Earlier this year, the world came within a few weeks of a disastrous cyber security failure that would have enabled bad actors to penetrate the IT systems of millions of organisations worldwide. The XZ vulnerability was uncovered almost by accident - and has left cyber security professionals such as Feross Aboukhadijeh, the founder and CEO of San Francisco start-up Socket, badly shaken. "It is almost impossible to overstate how catastrophic this nearly was," Aboukhadijeh says. "We got incredibly lucky - the thought of it still gives me sleepless nights."
The incident hardened Aboukhadijeh's belief that new solutions are now needed in a world where the use of open-source software has become ubiquitous. Socket, which is today announcing a $40 million Series B funding round, is at the forefront of companies developing such solutions.
Once upon a time, developers wrote all new code for applications and software products from scratch; this code became proprietary information, owned and restricted by the company. Today, by contrast, developers make heavy use of open-source code - publicly-available code that anyone can use to do a specific job in an application. This makes perfect sense, meaning software developers everywhere no longer have to constantly write their own code to do jobs other people have already solved for - saving time and money.
By some estimates, open-source code now accounts for more than 90% of all code in a modern software application. It's largely been a positive development, says Aboukhadijeh, but does cause problems. "Developers are using thousands or tens of thousands of open-source components, and they don't fully understand what they're pulling in," he says. "They're effectively taking huge amounts of code on trust."
It's exactly this issue that attackers such as those behind the XZ threat now seek to exploit. Open-source code is hugely attractive to bad actors - get your attack into a popular piece of code and it will provide you with a means to target every organisation that uses it in an application. It's cyber attack on an industrial scale.
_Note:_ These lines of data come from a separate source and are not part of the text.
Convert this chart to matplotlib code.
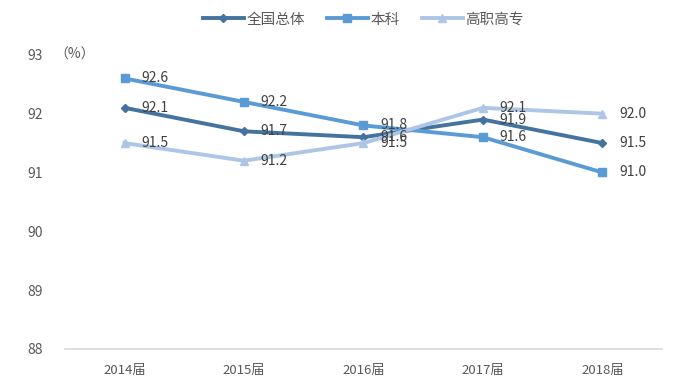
import matplotlib.pyplot as plt
import matplotlib.transforms as mtransforms
import numpy as np

plt.rcParams['font.family'] = ['Noto Sans CJK SC', 'DejaVu Sans']

years = ['2014届', '2015届', '2016届', '2017届', '2018届']
total = [92.1, 91.7, 91.6, 91.9, 91.5]
bachelor = [92.6, 92.2, 91.8, 91.6, 91.0]
vocational = [91.5, 91.2, 91.5, 92.1, 92.0]

fig = plt.figure(figsize=(6.75, 3.92), dpi=100)
ax = fig.add_axes([0.096, 0.110, 0.885, 0.750])

x = np.arange(len(years)) + 0.5
series = [
    ('全国总体', total, '#44739f', 'D', 4),
    ('本科', bachelor, '#5b9bd5', 's', 6),
    ('高职高专', vocational, '#adc6e6', '^', 6),
]
for name, vals, col, mk, ms in series:
    ax.plot(x, vals, color=col, lw=2.8, marker=mk, ms=ms, label=name)
    for xi, v in zip(x, vals):
        ax.annotate(f'{v:.1f}', (xi, v), xytext=(12, 0), textcoords='offset points',
                    va='center', ha='left', fontsize=10, color='#404040')

ax.set_xlim(0, len(years))
ax.set_ylim(88, 93)
ax.set_xticks(x)
ax.set_xticklabels(years, fontsize=9.5, color='#595959')
ax.set_yticks([88, 89, 90, 91, 92, 93])
ax.set_yticklabels(['88', '89', '90', '91', '92', '93'], fontsize=10, color='#595959')
ax.tick_params(length=0)
ax.tick_params(axis='y', pad=16)
ax.tick_params(axis='x', pad=11)
for s in ['top', 'right', 'left']:
    ax.spines[s].set_visible(False)
ax.spines['bottom'].set_color('#d9d9d9')
ax.spines['bottom'].set_linewidth(1.2)

# unit next to the top tick label
trans = mtransforms.blended_transform_factory(fig.transFigure, ax.transData)
ax.text(0.080, 93, '（%）', transform=trans, fontsize=10, color='#595959',
        va='center', ha='left')

ax.legend(loc='center', bbox_to_anchor=(0.5, 1.12), ncol=3, frameon=False,
          fontsize=10.5, handlelength=2.8, columnspacing=1.5, handletextpad=0.2,
          labelcolor='#595959')

fig.savefig('out.png', dpi=100)
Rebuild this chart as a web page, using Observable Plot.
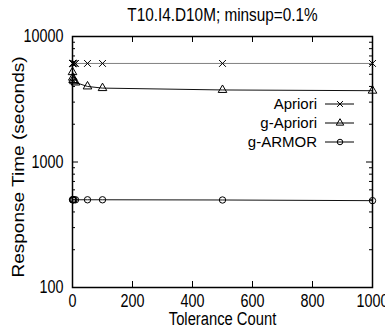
<!DOCTYPE html>
<html><head><meta charset="utf-8">
<script src="https://cdn.jsdelivr.net/npm/d3@7"></script>
<script src="https://cdn.jsdelivr.net/npm/@observablehq/plot@0.6"></script>
<style>body{margin:0;background:#fff} svg{display:block}</style>
</head><body><div id="chart"></div>
<script>
const title = "T10.I4.D10M; minsup=0.1%";
const xLabel = "Tolerance Count";
const yLabel = "Response Time (seconds)";
const tolerance = [0, 1, 2, 5, 10, 50, 100, 500, 1000];
const apriori  = [6100, 6100, 6100, 6100, 6100, 6100, 6100, 6100, 6100];
const gApriori = [5200, 4700, 4500, 4400, 4300, 4000, 3880, 3750, 3700];
const gArmor   = [500, 500, 500, 500, 500, 500, 500, 498, 492];
const seriesNames = ["Apriori", "g-Apriori", "g-ARMOR"];
const seriesSymbols = ["times", "triangle", "circle"];
const xTicks = [0, 200, 400, 600, 800, 1000];
const yTicks = [100, 1000, 10000];
const yMinor = [200,300,400,500,600,700,800,900,2000,3000,4000,5000,6000,7000,8000,9000];

const W = 385, H = 331, mL = 72, mR = 13, mT = 36, mB = 44;
const iw = W - mL - mR, ih = H - mT - mB;

const rows = [];
[apriori, gApriori, gArmor].forEach((vals, s) => {
  vals.forEach((v, i) => rows.push({series: seriesNames[s], x: tolerance[i], y: v}));
});
const font = "Liberation Sans, Arial, Helvetica, sans-serif";

const chart = Plot.plot({
  width: W, height: H,
  marginLeft: mL, marginRight: mR, marginTop: mT, marginBottom: mB,
  style: {fontFamily: font, fontSize: "17.5px", background: "#fff", color: "#000", overflow: "visible"},
  x: {domain: [0, 1000]},
  y: {type: "log", domain: [100, 10000]},
  marks: [
    Plot.axisX({ticks: xTicks, tickSize: 0, tickPadding: 7, tickFormat: d => String(d), label: null, fontSize: 17.5}),
    Plot.axisY({ticks: yTicks, tickSize: 0, tickPadding: 9, tickFormat: d => String(d), label: null, fontSize: 17.5}),
    // inward ticks
    Plot.tickX(xTicks, {x: d => d, insetTop: ih - 6, strokeWidth: 1}),
    Plot.tickX(xTicks, {x: d => d, insetBottom: ih - 6, strokeWidth: 1}),
    Plot.tickY(yTicks, {y: d => d, insetRight: iw - 6, strokeWidth: 1}),
    Plot.tickY(yTicks, {y: d => d, insetLeft: iw - 6, strokeWidth: 1}),
    Plot.tickY(yMinor, {y: d => d, insetRight: iw - 3, strokeWidth: 1}),
    Plot.tickY(yMinor, {y: d => d, insetLeft: iw - 3, strokeWidth: 1}),
    Plot.line(rows, {x: "x", y: "y", z: "series",
      stroke: d => d.series === "Apriori" ? "#808080" : "#111", strokeWidth: 1}),
    Plot.dot(rows, {x: "x", y: "y", r: 3.2,
      symbol: d => seriesSymbols[seriesNames.indexOf(d.series)],
      stroke: "#000", fill: "none", strokeWidth: 1}),
    Plot.frame({stroke: "#000", strokeWidth: 1.5}),
    Plot.text([title], {text: d => d, frameAnchor: "top", lineAnchor: "middle", dy: -21, fontSize: 18.7}),
    Plot.text([xLabel], {text: d => d, frameAnchor: "bottom", lineAnchor: "middle", dy: 32, fontSize: 18}),
    Plot.text([yLabel], {text: d => d, frameAnchor: "left", textAnchor: "middle", lineAnchor: "middle", dx: -54, dy: 5, rotate: -90, fontSize: 16})
  ]
});
document.getElementById("chart").appendChild(chart);

// the reference's lettering is horizontally condensed: squeeze texts with textLength
d3.select(chart).selectAll("text").each(function() {
  const t = this.textContent;
  const f = t === yLabel ? 1.19 : 0.82;
  const L = this.getComputedTextLength();
  if (L > 0) d3.select(this).attr("textLength", L * f).attr("lengthAdjust", "spacingAndGlyphs");
});

// legend (inside plot, top right)
const svg = d3.select(chart);
const lg = svg.append("g").attr("font-family", font).attr("font-size", 15);
const symMap = {times: d3.symbolTimes, triangle: d3.symbolTriangle, circle: d3.symbolCircle};
seriesNames.forEach((name, i) => {
  const cy = 104 + i * 19;
  lg.append("text").attr("x", 317).attr("y", cy).attr("dy", "0.35em")
    .attr("text-anchor", "end").text(name);
  lg.append("line").attr("x1", 325).attr("x2", 354).attr("y1", cy).attr("y2", cy)
    .attr("stroke", "#000").attr("stroke-width", 1);
  lg.append("path").attr("transform", `translate(340,${cy})`)
    .attr("d", d3.symbol(symMap[seriesSymbols[i]], 24)())
    .attr("fill", "none").attr("stroke", "#000").attr("stroke-width", 1);
});
</script>
</body></html>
There is no shortage of security products supposedly designed to mitigate this risk. But Aboukhadijeh argue most of them aren't fit for purpose. Software composition analysis tools merely identify what open-source components an application is using; vulnerability scanning tools largely rely on public databases of known bugs and problems, and aren't really aimed at malicious attackers. Supply chain attacks, as attacks delivered through open-source code are known, continue to proliferate.
That's where Socket comes in. Its tools proactively monitor apps and other software built with open-source, scanning them for malicious behaviours and features such as backdoors, typo-squatting and obfuscated code. The idea is that companies test new apps using Socket's technology before installing them on their servers, ensuring any vulnerabilities or attacks can be identified and eliminated before they can cause problems.
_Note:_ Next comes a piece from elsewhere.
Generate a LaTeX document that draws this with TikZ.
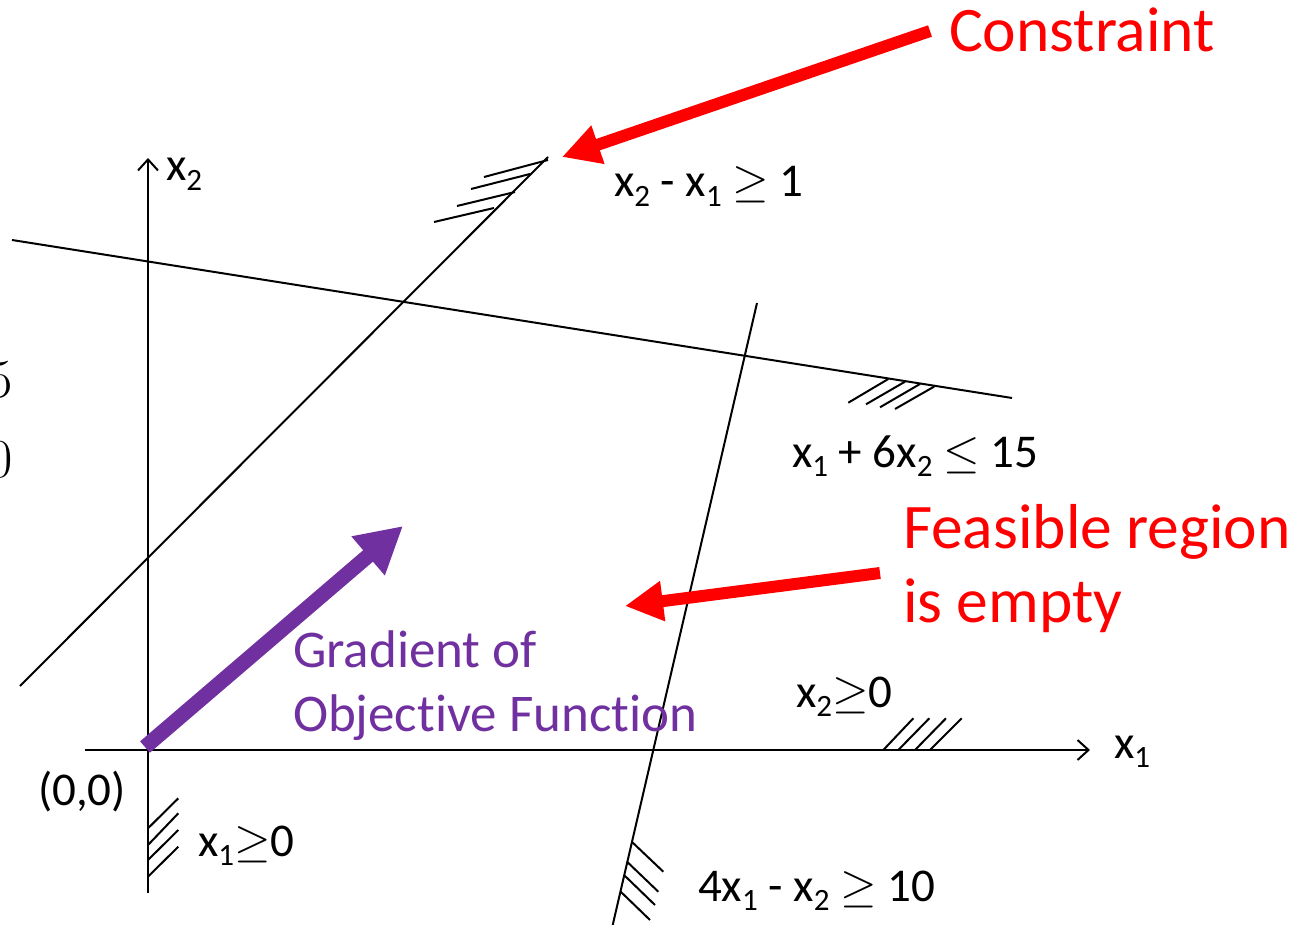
\RequirePackage{fix-cm}
\documentclass[tikz,border=0pt]{standalone}
\usepackage{fontspec}
\setmainfont[Ligatures=NoCommon]{Carlito}
\usepackage{graphicx}
\usetikzlibrary{arrows.meta}
\newcommand\sbs[1]{\raisebox{-0.2em}{\scalebox{0.66}{#1}}}
\definecolor{redA}{RGB}{255,0,0}
\definecolor{purp}{RGB}{112,48,160}
\begin{document}
\begin{tikzpicture}[x=1pt,y=-1pt,line width=2pt,
  axisline/.style={-{Straight Barb[length=11pt,width=20pt,line width=2pt]}},
  hatch/.style={line width=2pt},
  redarrow/.style={draw=redA,line width=12pt,-{Triangle[length=38pt,width=38pt]}},
  purparrow/.style={draw=purp,line width=15pt,-{Triangle[length=46pt,width=48pt]}},
  lbl/.style={inner sep=0pt,anchor=base west,font=\fontsize{47}{54}\selectfont},
  redlbl/.style={inner sep=0pt,anchor=base west,text=redA,font=\fontsize{63.5}{74}\selectfont},
  purlbl/.style={inner sep=0pt,anchor=base west,text=purp,font=\fontsize{53}{64}\selectfont},
  cutnum/.style={inner sep=0pt,anchor=base east,font=\fontsize{55}{60}\selectfont}]
\useasboundingbox (0,0) rectangle (1309,925);

% axes
\coordinate (x2b) at (148,893);
\coordinate (x2t) at (148,158);
\coordinate (x1l) at (85,750);
\coordinate (x1r) at (1090,750);
\draw[axisline] (x2b) -- (x2t);
\draw[axisline] (x1l) -- (x1r);

% constraint lines
\coordinate (a1) at (20,686);
\coordinate (a2) at (548,157);
\coordinate (b1) at (12,240);
\coordinate (b2) at (1012,398);
\coordinate (c1) at (757,303);
\coordinate (c2) at (612,928);
\draw (a1) -- (a2);
\draw (b1) -- (b2);
\draw (c1) -- (c2);

% hatches
\draw[hatch] (548,160) -- (484,177);
\draw[hatch] (530,174) -- (471,189);
\draw[hatch] (515,192) -- (457,206);
\draw[hatch] (494,208) -- (434,222);

\draw[hatch] (888.3,379) -- (848.3,402.7);
\draw[hatch] (905,381.7) -- (866,404.3);
\draw[hatch] (920,384) -- (880,407.3);
\draw[hatch] (934.3,386.5) -- (895,409);

\draw[hatch] (883.3,750) -- (913.3,718.3);
\draw[hatch] (898.3,750) -- (929.3,718.3);
\draw[hatch] (915,750) -- (946,718.3);
\draw[hatch] (930,750) -- (961.7,718.3);

\draw[hatch] (148,828.3) -- (178.3,798.3);
\draw[hatch] (148,845) -- (178.3,813.3);
\draw[hatch] (148,860) -- (178.3,830);
\draw[hatch] (148,876.7) -- (178.3,846.7);

\draw[hatch] (631.7,841.7) -- (663.3,871.7);
\draw[hatch] (627,861.7) -- (658.3,891.7);
\draw[hatch] (624,875) -- (655,905);
\draw[hatch] (620.7,891.7) -- (650,920);

% arrows
\coordinate (cs) at (930,31);
\coordinate (ct) at (562,157);
\draw[redarrow] (cs) -- (ct);
\coordinate (fs) at (880,573);
\coordinate (ft) at (625,606);
\draw[redarrow] (fs) -- (ft);
\coordinate (gs) at (145,747);
\coordinate (gt) at (403,526);
\draw[purparrow] (gs) -- (gt);

% labels
\node[redlbl] (lc) at (948,52) {Constraint};
\node[redlbl] (lf1) at (902,548) {Feasible region};
\node[redlbl] (lf2) at (902,622) {is empty};
\node[purlbl] (lg1) at (292,667) {Gradient of};
\node[purlbl] (lg2) at (292,731) {Objective Function};

\node[lbl] (lx2) at (165,181) {x\sbs{2}};
\node[lbl] (lx1) at (1113,758) {x\sbs{1}};
\node[lbl] (lo) at (37,805) {(0,0)};
\node[lbl] (lca) at (613,197) {x\sbs{2} - x\sbs{1} $\geq$ 1};
\node[lbl] (lcb) at (791,467) {x\sbs{1} + 6x\sbs{2} $\leq$ 15};
\node[lbl] (lcc) at (697,901) {4x\sbs{1} - x\sbs{2} $\geq$ 10};
\node[lbl] (lp2) at (795,707) {x\sbs{2}$\geq$0};
\node[lbl] (lp1) at (197,856) {x\sbs{1}$\geq$0};

\node[cutnum] (n5) at (14,397) {$5$};
\node[cutnum] (n0) at (14,477) {$0$};
\end{tikzpicture}
\end{document}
"Our customers don't let new components through until they've passed the Socket test," says Aboukhadijeh. "We also report anything we find so that everyone is warned about new threats."
Socket's sales have grown quickly since the business's full-scale commercial launch around 18 months ago, with revenues up 450% over the past 12 months. Customers come from both the technology sector - including the likes of artificial intelligence giant Anthropic - and verticals such as financial services and consumer.
Guillermo Rauch, CEO of Vercel, one of those customers, says Socket has helped its developers to continue building new products quickly while managing risk more effectively. "Socket is one of the rare companies that enables security without compromising developer experience," he says. "Customers can adopt the latest open-source tools without second-guessing every dependency."
Yan Zhu, chief information security officer at Brave, another customer, adds: "Socket is like an X-ray into open-source dependencies, going above and beyond to detect issues that aren't yet known vulnerabilities within the security community."
Such testimonials and the company's rapid growth have attracted investors keen to support an acceleration of growth at Socket, which is now keen to significantly increase its headcount.
Today's $40 million Series B round is led by Abstract Ventures, with participation from Elad Gil, Andreessen Horowitz, and a large group of angel investors. The round takes the total amount of cash raised by the company to $61 million since its launch in 2022.
Zane Lackey, general partner at Andreessen Horowitz, says: "This team knows how to build products that developers love, they understand security, and they're tackling an urgent problem for a community they've been part of for more than two decades."